**Data segment:**
┌──
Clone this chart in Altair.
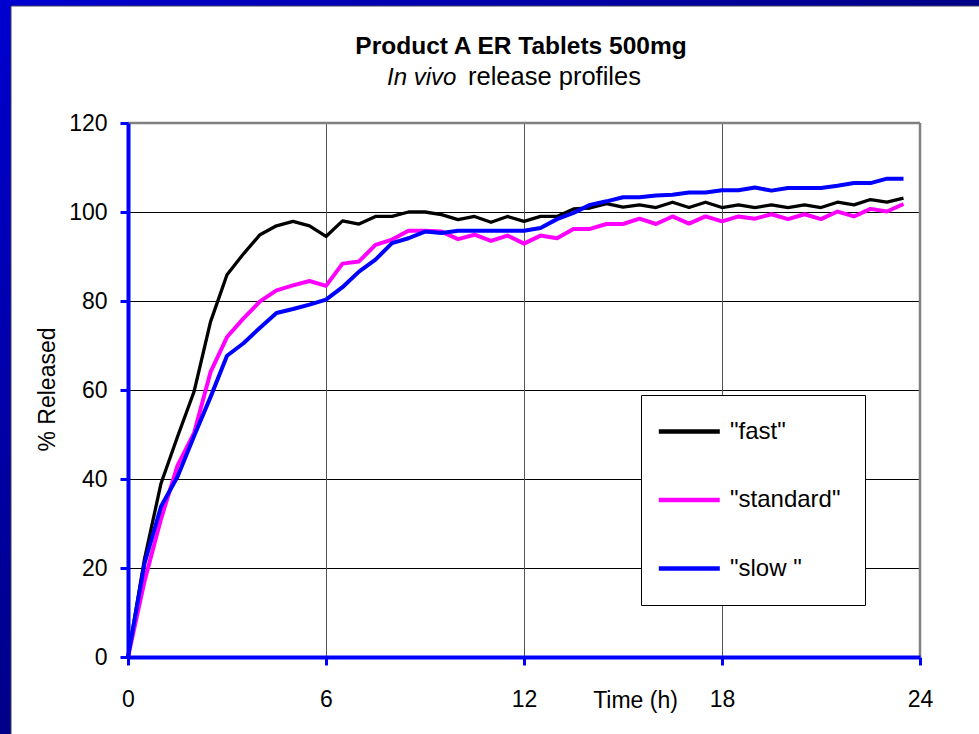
import altair as alt
import pandas as pd

FONT = "Liberation Sans"

# ---------------- data ----------------
time_h = [0, 0.5, 1, 1.5, 2, 2.5, 3, 3.5, 4, 4.5, 5, 5.5, 6, 6.5, 7, 7.5,
          8, 8.5, 9, 9.5, 10, 10.5, 11, 11.5, 12, 12.5, 13, 13.5, 14, 14.5,
          15, 15.5, 16, 16.5, 17, 17.5, 18, 18.5, 19, 19.5, 20, 20.5, 21,
          21.5, 22, 22.5, 23, 23.5]

fast = [0, 22, 39, 49.5, 59.6, 75.3, 85.9, 90.6, 94.9, 96.9, 97.9, 96.9,
        94.5, 98.0, 97.3, 99.0, 99.0, 100.0, 100.0, 99.4, 98.3, 99.0, 97.7,
        99.0, 97.9, 99.0, 99.0, 100.7, 100.9, 101.9, 101.1, 101.6, 101.0,
        102.2, 101.0, 102.2, 101.0, 101.6, 101.0, 101.6, 101.0, 101.6,
        101.0, 102.2, 101.6, 102.8, 102.2, 103.1]

standard = [0, 17, 31, 43, 50.3, 64, 71.9, 76.1, 79.9, 82.4, 83.5, 84.5,
            83.4, 88.4, 88.9, 92.6, 93.8, 95.8, 95.8, 95.6, 93.9, 94.9, 93.5,
            94.7, 92.9, 94.7, 94.1, 96.2, 96.2, 97.3, 97.3, 98.5, 97.3, 99.0,
            97.4, 99.0, 97.9, 99.0, 98.5, 99.5, 98.4, 99.5, 98.4, 100.1, 99.0,
            100.7, 100.1, 101.8]

slow = [0, 21, 33.8, 40.5, 49.6, 58.4, 67.7, 70.5, 74.0, 77.3, 78.2, 79.2,
        80.3, 83.1, 86.6, 89.3, 93.0, 94.1, 95.6, 95.3, 95.8, 95.8, 95.8,
        95.8, 95.8, 96.4, 98.4, 99.8, 101.6, 102.4, 103.3, 103.3, 103.7,
        103.9, 104.4, 104.4, 104.9, 104.9, 105.5, 104.8, 105.4, 105.4,
        105.4, 105.9, 106.5, 106.5, 107.5, 107.5]

series_names = ['"fast"', '"standard"', '"slow "']
series_colors = ["#000000", "#FF00FF", "#0000FF"]

x_ticks = [0, 6, 12, 18, 24]
y_ticks = [0, 20, 40, 60, 80, 100, 120]
h_grid = [20, 40, 60, 80, 100]
v_grid = [6, 12, 18]

TITLE = "Product A ER Tablets 500mg"
SUB_ITALIC = "In vivo"
SUB_REST = "release profiles"

# ---------------- tables ----------------
rows = []
for name, vals in zip(series_names, [fast, standard, slow]):
    for t, v in zip(time_h, vals):
        rows.append({"time": t, "pct": v, "series": name})
df = pd.DataFrame(rows)

W, H = 792, 534
PAD_L, PAD_T = 128, 123
TOTAL_W, TOTAL_H = 979, 734

X_ENC = alt.X(
    "time:Q",
    scale=alt.Scale(domain=[0, 24], nice=False, zero=False),
    axis=alt.Axis(
        values=x_ticks, title="Time (h)", format="d",
        titleFont=FONT, titleFontSize=23, titleFontWeight="normal", titleColor="black",
        titleX=507, titleY=50, titleAlign="center", titleBaseline="alphabetic",
        labelFont=FONT, labelFontSize=23, labelColor="black", labelPadding=23,
        labelFlush=False, labelOverlap=False,
        domainColor="#0000FF", domainWidth=4, tickColor="#0000FF", tickWidth=3,
        tickSize=8, grid=False, zindex=1,
    ),
)
Y_ENC = alt.Y(
    "pct:Q",
    scale=alt.Scale(domain=[0, 120], nice=False, zero=True),
    axis=alt.Axis(
        values=y_ticks, title="% Released", format="d",
        titleFont=FONT, titleFontSize=23, titleFontWeight="normal", titleColor="black",
        titleX=-81, titleY=266, titleAngle=270, titleAlign="center", titleBaseline="middle",
        labelFont=FONT, labelFontSize=23, labelColor="black", labelPadding=13,
        labelFlush=False, labelOverlap=False,
        domainColor="#0000FF", domainWidth=4, tickColor="#0000FF", tickWidth=3,
        tickSize=8, grid=False, zindex=1,
    ),
)
COLOR_ENC = alt.Color(
    "series:N",
    scale=alt.Scale(domain=series_names, range=series_colors),
    sort=series_names,
    legend=alt.Legend(
        title=None, orient="none", legendX=513, legendY=272, direction="vertical",
        fillColor="white", strokeColor="black", padding=24,
        symbolType="M-1.87,0H4.23", symbolSize=400, symbolStrokeWidth=4.5,
        labelFont=FONT, labelFontSize=24, labelColor="black", labelOffset=40,
        rowPadding=43.5, labelLimit=300,
    ),
)

one = pd.DataFrame({"k": [0]})

# frame background (gradient blue border) and white panel
frame = alt.Chart(one).mark_rect(
    color=alt.LinearGradient(
        gradient="linear",
        stops=[alt.GradientStop(color="#0000D0", offset=0),
               alt.GradientStop(color="#000088", offset=0.5),
               alt.GradientStop(color="#000080", offset=1)],
        x1=0, y1=0, x2=1, y2=1,
    )
).encode(
    x=alt.value(-PAD_L), x2=alt.value(TOTAL_W - PAD_L),
    y=alt.value(-PAD_T), y2=alt.value(TOTAL_H - PAD_T),
)
panel = alt.Chart(one).mark_rect(fill="white", stroke="#404060", strokeWidth=1).encode(
    x=alt.value(11 - PAD_L), x2=alt.value(TOTAL_W - PAD_L + 2),
    y=alt.value(6 - PAD_T), y2=alt.value(TOTAL_H - PAD_T + 2),
)

hgrid = alt.Chart(pd.DataFrame({"pct": h_grid})).mark_rule(
    color="#000000", strokeWidth=1, yOffset=0.5).encode(y=Y_ENC)
top_rule = alt.Chart(pd.DataFrame({"pct": [120]})).mark_rule(
    color="#808080", strokeWidth=2.5).encode(y=Y_ENC)
vgrid = alt.Chart(pd.DataFrame({"time": v_grid})).mark_rule(
    color="#555555", strokeWidth=1, xOffset=0.5).encode(x=X_ENC)
right_rule = alt.Chart(pd.DataFrame({"time": [24]})).mark_rule(
    color="#808080", strokeWidth=2.5).encode(x=X_ENC)

line_fast = alt.Chart(df).transform_filter(
    alt.datum.series == series_names[0]
).mark_line(strokeWidth=3.3, strokeJoin="round").encode(
    x=X_ENC, y=Y_ENC, color=COLOR_ENC)
line_rest = alt.Chart(df).transform_filter(
    alt.datum.series != series_names[0]
).mark_line(strokeWidth=4, strokeJoin="round").encode(
    x=X_ENC, y=Y_ENC, color=COLOR_ENC)

title = alt.Chart(pd.DataFrame({"text": [TITLE]})).mark_text(
    font=FONT, fontSize=24.5, fontWeight="bold", align="center",
    baseline="alphabetic", color="black",
).encode(x=alt.value(521 - PAD_L), y=alt.value(54 - PAD_T), text="text:N")
sub1 = alt.Chart(pd.DataFrame({"text": [SUB_ITALIC]})).mark_text(
    font=FONT, fontSize=24, fontStyle="italic", align="left",
    baseline="alphabetic", color="black",
).encode(x=alt.value(387 - PAD_L), y=alt.value(85 - PAD_T), text="text:N")
sub2 = alt.Chart(pd.DataFrame({"text": [SUB_REST]})).mark_text(
    font=FONT, fontSize=25.5, align="left",
    baseline="alphabetic", color="black",
).encode(x=alt.value(468 - PAD_L), y=alt.value(85 - PAD_T), text="text:N")

chart = alt.layer(
    frame, panel, hgrid, vgrid, top_rule, right_rule,
    line_fast, line_rest, title, sub1, sub2,
).properties(
    width=W, height=H,
    autosize=alt.AutoSizeParams(type="none"),
    padding={"left": PAD_L, "top": PAD_T,
             "right": TOTAL_W - PAD_L - W, "bottom": TOTAL_H - PAD_T - H},
).configure_view(stroke=None).configure(background="white")

chart.save("out.html", embed_options={"renderer": "svg", "actions": False})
└──
**Task description:**
Write out exactly the opening lines of the data, stopping after the line that holds "v_grid = [6, 12, 18]". Exclude pictures.

**Exercise answer:**
Clone this chart in Altair.
import altair as alt
import pandas as pd

FONT = "Liberation Sans"

# ---------------- data ----------------
time_h = [0, 0.5, 1, 1.5, 2, 2.5, 3, 3.5, 4, 4.5, 5, 5.5, 6, 6.5, 7, 7.5,
          8, 8.5, 9, 9.5, 10, 10.5, 11, 11.5, 12, 12.5, 13, 13.5, 14, 14.5,
          15, 15.5, 16, 16.5, 17, 17.5, 18, 18.5, 19, 19.5, 20, 20.5, 21,
          21.5, 22, 22.5, 23, 23.5]

fast = [0, 22, 39, 49.5, 59.6, 75.3, 85.9, 90.6, 94.9, 96.9, 97.9, 96.9,
        94.5, 98.0, 97.3, 99.0, 99.0, 100.0, 100.0, 99.4, 98.3, 99.0, 97.7,
        99.0, 97.9, 99.0, 99.0, 100.7, 100.9, 101.9, 101.1, 101.6, 101.0,
        102.2, 101.0, 102.2, 101.0, 101.6, 101.0, 101.6, 101.0, 101.6,
        101.0, 102.2, 101.6, 102.8, 102.2, 103.1]

standard = [0, 17, 31, 43, 50.3, 64, 71.9, 76.1, 79.9, 82.4, 83.5, 84.5,
            83.4, 88.4, 88.9, 92.6, 93.8, 95.8, 95.8, 95.6, 93.9, 94.9, 93.5,
            94.7, 92.9, 94.7, 94.1, 96.2, 96.2, 97.3, 97.3, 98.5, 97.3, 99.0,
            97.4, 99.0, 97.9, 99.0, 98.5, 99.5, 98.4, 99.5, 98.4, 100.1, 99.0,
            100.7, 100.1, 101.8]

slow = [0, 21, 33.8, 40.5, 49.6, 58.4, 67.7, 70.5, 74.0, 77.3, 78.2, 79.2,
        80.3, 83.1, 86.6, 89.3, 93.0, 94.1, 95.6, 95.3, 95.8, 95.8, 95.8,
        95.8, 95.8, 96.4, 98.4, 99.8, 101.6, 102.4, 103.3, 103.3, 103.7,
        103.9, 104.4, 104.4, 104.9, 104.9, 105.5, 104.8, 105.4, 105.4,
        105.4, 105.9, 106.5, 106.5, 107.5, 107.5]

series_names = ['"fast"', '"standard"', '"slow "']
series_colors = ["#000000", "#FF00FF", "#0000FF"]

x_ticks = [0, 6, 12, 18, 24]
y_ticks = [0, 20, 40, 60, 80, 100, 120]
h_grid = [20, 40, 60, 80, 100]
v_grid = [6, 12, 18]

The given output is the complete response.